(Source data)
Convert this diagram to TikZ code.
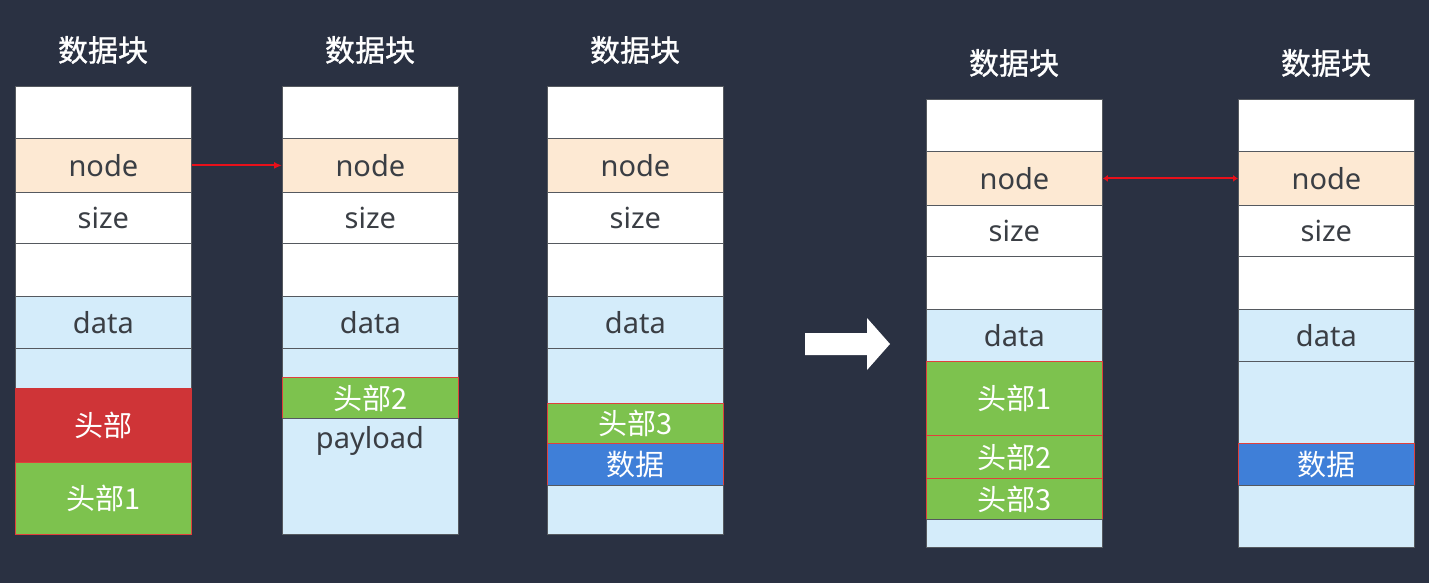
\documentclass[tikz,border=0pt]{standalone}
\usepackage{fontspec}
\setmainfont{Noto Sans}
\newfontfamily\cjk{Noto Sans CJK SC}
\newfontfamily\cjkheavy[FakeBold=1]{Noto Sans CJK SC}
\usetikzlibrary{positioning,arrows.meta}
\definecolor{bgnavy}{HTML}{2A3142}
\definecolor{pale}{HTML}{D4ECFA}
\definecolor{peach}{HTML}{FDE9D3}
\definecolor{hdrred}{HTML}{CF3437}
\definecolor{hdrgreen}{HTML}{7DC24E}
\definecolor{datablue}{HTML}{3F7FD8}
\definecolor{rowline}{HTML}{55595F}
\definecolor{celltext}{HTML}{3A3E44}
\definecolor{edgered}{HTML}{E0403C}
\definecolor{linkred}{HTML}{E8101A}

\begin{document}
\begin{tikzpicture}[x=1pt,y=-1pt,
  cell/.style={rectangle, anchor=north west, minimum width=176pt, inner sep=0pt,
    draw=rowline, line width=0.8pt, text=celltext, font=\fontsize{29}{32}\selectfont},
  hdr/.style={cell, draw=edgered, line width=1pt, text=white, font=\cjk\fontsize{29}{32}\selectfont},
  title/.style={text=white, font=\cjkheavy\fontsize{30}{33}\selectfont},
  link/.style={draw=linkred, line width=2pt}]
  \fill[bgnavy] (0,0) rectangle (1429,583);
  \useasboundingbox (0,0) rectangle (1429,583);
  % upper rows, same in every block
  \foreach \x/\y/\b in {15/86/a,282/86/b,547/86/c,926/99/d,1238/99/e}{
    \node[title] (\b-title) at (\x+88,\y-36) {数据块};
    \node[cell, fill=white, minimum height=52pt] (\b-top) at (\x,\y) {};
    \node[cell, fill=peach, minimum height=54pt] (\b-node) at (\x,\y+52) {node};
    \node[cell, fill=white, minimum height=51pt] (\b-size) at (\x,\y+106) {size};
    \node[cell, fill=white, minimum height=53pt] (\b-gap) at (\x,\y+157) {};
    \node[cell, fill=pale, minimum height=52pt] (\b-data) at (\x,\y+210) {data};
  }
  % block a
  \node[cell, fill=pale, minimum height=40pt] (a-free) at (15,348) {};
  \node[hdr, fill=hdrred, draw=hdrred, minimum height=74pt] (a-hdr) at (15,388) {头部};
  \node[hdr, fill=hdrgreen, minimum height=72pt] (a-hdr1) at (15,462) {头部1};
  % block b
  \node[cell, fill=pale, minimum height=29pt] (b-free) at (282,348) {};
  \node[hdr, fill=hdrgreen, minimum height=41pt] (b-hdr2) at (282,377) {头部2};
  \node[cell, fill=pale, minimum height=116pt] (b-rest) at (282,418) {};
  \node[text=celltext, font=\fontsize{29}{32}\selectfont] (b-payload) at (370,441) {payload};
  % block c
  \node[cell, fill=pale, minimum height=55pt] (c-free) at (547,348) {};
  \node[hdr, fill=hdrgreen, minimum height=40pt] (c-hdr3) at (547,403) {头部3};
  \node[hdr, fill=datablue, minimum height=42pt] (c-body) at (547,443) {数据};
  \node[cell, fill=pale, minimum height=49pt] (c-rest) at (547,485) {};
  % block d
  \node[hdr, fill=hdrgreen, minimum height=74pt] (d-hdr1) at (926,361) {头部1};
  \node[hdr, fill=hdrgreen, minimum height=43pt] (d-hdr2) at (926,435) {头部2};
  \node[hdr, fill=hdrgreen, minimum height=41pt] (d-hdr3) at (926,478) {头部3};
  \node[cell, fill=pale, minimum height=28pt] (d-rest) at (926,519) {};
  % block e
  \node[cell, fill=pale, minimum height=82pt] (e-free) at (1238,361) {};
  \node[hdr, fill=datablue, minimum height=42pt] (e-body) at (1238,443) {数据};
  \node[cell, fill=pale, minimum height=62pt] (e-rest) at (1238,485) {};
  % links
  \draw[link, -{Latex[length=8pt,width=7pt]}] (a-node.east) -- (b-node.west);
  \draw[link, {Latex[length=5pt,width=7pt]}-{Latex[length=5pt,width=7pt]}] (d-node.east) -- (e-node.west);
  \fill[white] (805,333) -- (867,333) -- (867,318) -- (890,344) -- (867,370) -- (867,355) -- (805,355) -- cycle;
\end{tikzpicture}
\end{document}
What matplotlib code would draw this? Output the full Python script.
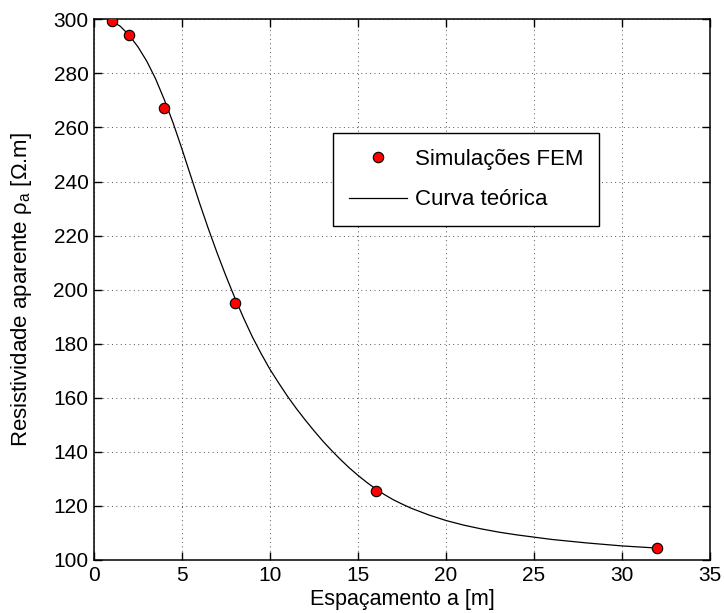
import matplotlib
matplotlib.use("Agg")
import matplotlib.pyplot as plt

plt.rcParams['font.family'] = ['Liberation Sans', 'DejaVu Sans']
plt.rcParams['mathtext.fontset'] = 'custom'
plt.rcParams['mathtext.rm'] = 'Liberation Sans'
plt.rcParams['mathtext.it'] = 'Liberation Sans'

# FEM simulation results
a_fem = [1, 2, 4, 8, 16, 32]
rho_fem = [299.4, 294.2, 267.3, 195.2, 125.4, 104.4]

# theoretical apparent resistivity curve
a_teo = [1.0, 1.5, 2.0, 2.5, 3.0, 3.5, 4.0, 4.5, 5.0, 5.5, 6.0, 6.5, 7.0, 7.5,
         8.0, 8.5, 9.0, 9.5, 10, 10.5, 11, 11.5, 12, 12.5, 13, 13.5, 14, 14.5,
         15, 15.5, 16, 16.5, 17, 17.5, 18, 19, 20, 21, 22, 23, 24, 26, 28,
         30, 32]
rho_teo = [299.4, 297.4, 294.1, 289.8, 284.5, 278.0, 270.2, 261.6, 252.0,
           242.0, 232.0, 222.5, 213.5, 205.0, 197.0, 189.5, 182.5, 176.3,
           170.5, 165.4, 160.5, 156.0, 151.8, 147.8, 144.0, 140.5, 137.2,
           134.1, 131.3, 128.7, 126.3, 124.2, 122.3, 120.7, 119.2, 116.7,
           114.6, 112.9, 111.5, 110.3, 109.3, 107.6, 106.3, 105.2, 104.4]

fig = plt.figure(figsize=(7.24, 6.13), dpi=100)
ax = fig.add_axes([0.1298, 0.0865, 0.8509, 0.882])

ax.plot(a_fem, rho_fem, 'o', color='red', markeredgecolor='black',
        markeredgewidth=0.8, markersize=7.5, label=u'Simulações FEM', zorder=3)
ax.plot(a_teo, rho_teo, '-', color='black', lw=0.9, label=u'Curva teórica')

ax.set_xlim(0, 35)
ax.set_ylim(100, 300)
ax.set_xticks(range(0, 36, 5))
ax.set_yticks(range(100, 301, 20))
ax.grid(True, linestyle=(0, (1, 3.5)), color='#555555', lw=0.7)
ax.tick_params(direction='in', top=True, right=True, length=6, width=1,
               labelsize=15, pad=4)
for s in ax.spines.values():
    s.set_linewidth(1.1)

ax.set_xlabel(u'Espaçamento a [m]', fontsize=15.5, labelpad=3)
ax.set_ylabel(u'Resistividade aparente ρ$_{\\rm a}$ [Ω.m]', fontsize=16,
              labelpad=14)

leg = ax.legend(loc='upper left', bbox_to_anchor=(0.388, 0.79),
                borderaxespad=0, fontsize=16, fancybox=False, framealpha=1,
                edgecolor='black', handlelength=2.6, borderpad=0.72,
                labelspacing=0.88, handletextpad=0.35)
leg.get_frame().set_linewidth(1.0)

fig.savefig('out.png', dpi=100)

■ **What the task asks**
Copy out the entries verbatim and leave the images out.

■ **Correct response**
Convert this diagram to TikZ code.
\documentclass[tikz,border=0pt]{standalone}
\usepackage{fontspec}
\setmainfont{Noto Sans}
\newfontfamily\cjk{Noto Sans CJK SC}
\newfontfamily\cjkheavy[FakeBold=1]{Noto Sans CJK SC}
\usetikzlibrary{positioning,arrows.meta}
\definecolor{bgnavy}{HTML}{2A3142}
\definecolor{pale}{HTML}{D4ECFA}
\definecolor{peach}{HTML}{FDE9D3}
\definecolor{hdrred}{HTML}{CF3437}
\definecolor{hdrgreen}{HTML}{7DC24E}
\definecolor{datablue}{HTML}{3F7FD8}
\definecolor{rowline}{HTML}{55595F}
\definecolor{celltext}{HTML}{3A3E44}
\definecolor{edgered}{HTML}{E0403C}
\definecolor{linkred}{HTML}{E8101A}

\begin{document}
\begin{tikzpicture}[x=1pt,y=-1pt,
  cell/.style={rectangle, anchor=north west, minimum width=176pt, inner sep=0pt,
    draw=rowline, line width=0.8pt, text=celltext, font=\fontsize{29}{32}\selectfont},
  hdr/.style={cell, draw=edgered, line width=1pt, text=white, font=\cjk\fontsize{29}{32}\selectfont},
  title/.style={text=white, font=\cjkheavy\fontsize{30}{33}\selectfont},
  link/.style={draw=linkred, line width=2pt}]
  \fill[bgnavy] (0,0) rectangle (1429,583);
  \useasboundingbox (0,0) rectangle (1429,583);
  % upper rows, same in every block
  \foreach \x/\y/\b in {15/86/a,282/86/b,547/86/c,926/99/d,1238/99/e}{
    \node[title] (\b-title) at (\x+88,\y-36) {数据块};
    \node[cell, fill=white, minimum height=52pt] (\b-top) at (\x,\y) {};
    \node[cell, fill=peach, minimum height=54pt] (\b-node) at (\x,\y+52) {node};
    \node[cell, fill=white, minimum height=51pt] (\b-size) at (\x,\y+106) {size};
    \node[cell, fill=white, minimum height=53pt] (\b-gap) at (\x,\y+157) {};
    \node[cell, fill=pale, minimum height=52pt] (\b-data) at (\x,\y+210) {data};
  }
  % block a
  \node[cell, fill=pale, minimum height=40pt] (a-free) at (15,348) {};
  \node[hdr, fill=hdrred, draw=hdrred, minimum height=74pt] (a-hdr) at (15,388) {头部};
  \node[hdr, fill=hdrgreen, minimum height=72pt] (a-hdr1) at (15,462) {头部1};
  % block b
  \node[cell, fill=pale, minimum height=29pt] (b-free) at (282,348) {};
  \node[hdr, fill=hdrgreen, minimum height=41pt] (b-hdr2) at (282,377) {头部2};
  \node[cell, fill=pale, minimum height=116pt] (b-rest) at (282,418) {};
  \node[text=celltext, font=\fontsize{29}{32}\selectfont] (b-payload) at (370,441) {payload};
  % block c
  \node[cell, fill=pale, minimum height=55pt] (c-free) at (547,348) {};
  \node[hdr, fill=hdrgreen, minimum height=40pt] (c-hdr3) at (547,403) {头部3};
  \node[hdr, fill=datablue, minimum height=42pt] (c-body) at (547,443) {数据};
  \node[cell, fill=pale, minimum height=49pt] (c-rest) at (547,485) {};
  % block d
  \node[hdr, fill=hdrgreen, minimum height=74pt] (d-hdr1) at (926,361) {头部1};
  \node[hdr, fill=hdrgreen, minimum height=43pt] (d-hdr2) at (926,435) {头部2};
  \node[hdr, fill=hdrgreen, minimum height=41pt] (d-hdr3) at (926,478) {头部3};
  \node[cell, fill=pale, minimum height=28pt] (d-rest) at (926,519) {};
  % block e
  \node[cell, fill=pale, minimum height=82pt] (e-free) at (1238,361) {};
  \node[hdr, fill=datablue, minimum height=42pt] (e-body) at (1238,443) {数据};
  \node[cell, fill=pale, minimum height=62pt] (e-rest) at (1238,485) {};
  % links
  \draw[link, -{Latex[length=8pt,width=7pt]}] (a-node.east) -- (b-node.west);
  \draw[link, {Latex[length=5pt,width=7pt]}-{Latex[length=5pt,width=7pt]}] (d-node.east) -- (e-node.west);
  \fill[white] (805,333) -- (867,333) -- (867,318) -- (890,344) -- (867,370) -- (867,355) -- (805,355) -- cycle;
\end{tikzpicture}
\end{document}
What matplotlib code would draw this? Output the full Python script.
import matplotlib
matplotlib.use("Agg")
import matplotlib.pyplot as plt

plt.rcParams['font.family'] = ['Liberation Sans', 'DejaVu Sans']
plt.rcParams['mathtext.fontset'] = 'custom'
plt.rcParams['mathtext.rm'] = 'Liberation Sans'
plt.rcParams['mathtext.it'] = 'Liberation Sans'

# FEM simulation results
a_fem = [1, 2, 4, 8, 16, 32]
rho_fem = [299.4, 294.2, 267.3, 195.2, 125.4, 104.4]

# theoretical apparent resistivity curve
a_teo = [1.0, 1.5, 2.0, 2.5, 3.0, 3.5, 4.0, 4.5, 5.0, 5.5, 6.0, 6.5, 7.0, 7.5,
         8.0, 8.5, 9.0, 9.5, 10, 10.5, 11, 11.5, 12, 12.5, 13, 13.5, 14, 14.5,
         15, 15.5, 16, 16.5, 17, 17.5, 18, 19, 20, 21, 22, 23, 24, 26, 28,
         30, 32]
rho_teo = [299.4, 297.4, 294.1, 289.8, 284.5, 278.0, 270.2, 261.6, 252.0,
           242.0, 232.0, 222.5, 213.5, 205.0, 197.0, 189.5, 182.5, 176.3,
           170.5, 165.4, 160.5, 156.0, 151.8, 147.8, 144.0, 140.5, 137.2,
           134.1, 131.3, 128.7, 126.3, 124.2, 122.3, 120.7, 119.2, 116.7,
           114.6, 112.9, 111.5, 110.3, 109.3, 107.6, 106.3, 105.2, 104.4]

fig = plt.figure(figsize=(7.24, 6.13), dpi=100)
ax = fig.add_axes([0.1298, 0.0865, 0.8509, 0.882])

ax.plot(a_fem, rho_fem, 'o', color='red', markeredgecolor='black',
        markeredgewidth=0.8, markersize=7.5, label=u'Simulações FEM', zorder=3)
ax.plot(a_teo, rho_teo, '-', color='black', lw=0.9, label=u'Curva teórica')

ax.set_xlim(0, 35)
ax.set_ylim(100, 300)
ax.set_xticks(range(0, 36, 5))
ax.set_yticks(range(100, 301, 20))
ax.grid(True, linestyle=(0, (1, 3.5)), color='#555555', lw=0.7)
ax.tick_params(direction='in', top=True, right=True, length=6, width=1,
               labelsize=15, pad=4)
for s in ax.spines.values():
    s.set_linewidth(1.1)

ax.set_xlabel(u'Espaçamento a [m]', fontsize=15.5, labelpad=3)
ax.set_ylabel(u'Resistividade aparente ρ$_{\\rm a}$ [Ω.m]', fontsize=16,
              labelpad=14)

leg = ax.legend(loc='upper left', bbox_to_anchor=(0.388, 0.79),
                borderaxespad=0, fontsize=16, fancybox=False, framealpha=1,
                edgecolor='black', handlelength=2.6, borderpad=0.72,
                labelspacing=0.88, handletextpad=0.35)
leg.get_frame().set_linewidth(1.0)

fig.savefig('out.png', dpi=100)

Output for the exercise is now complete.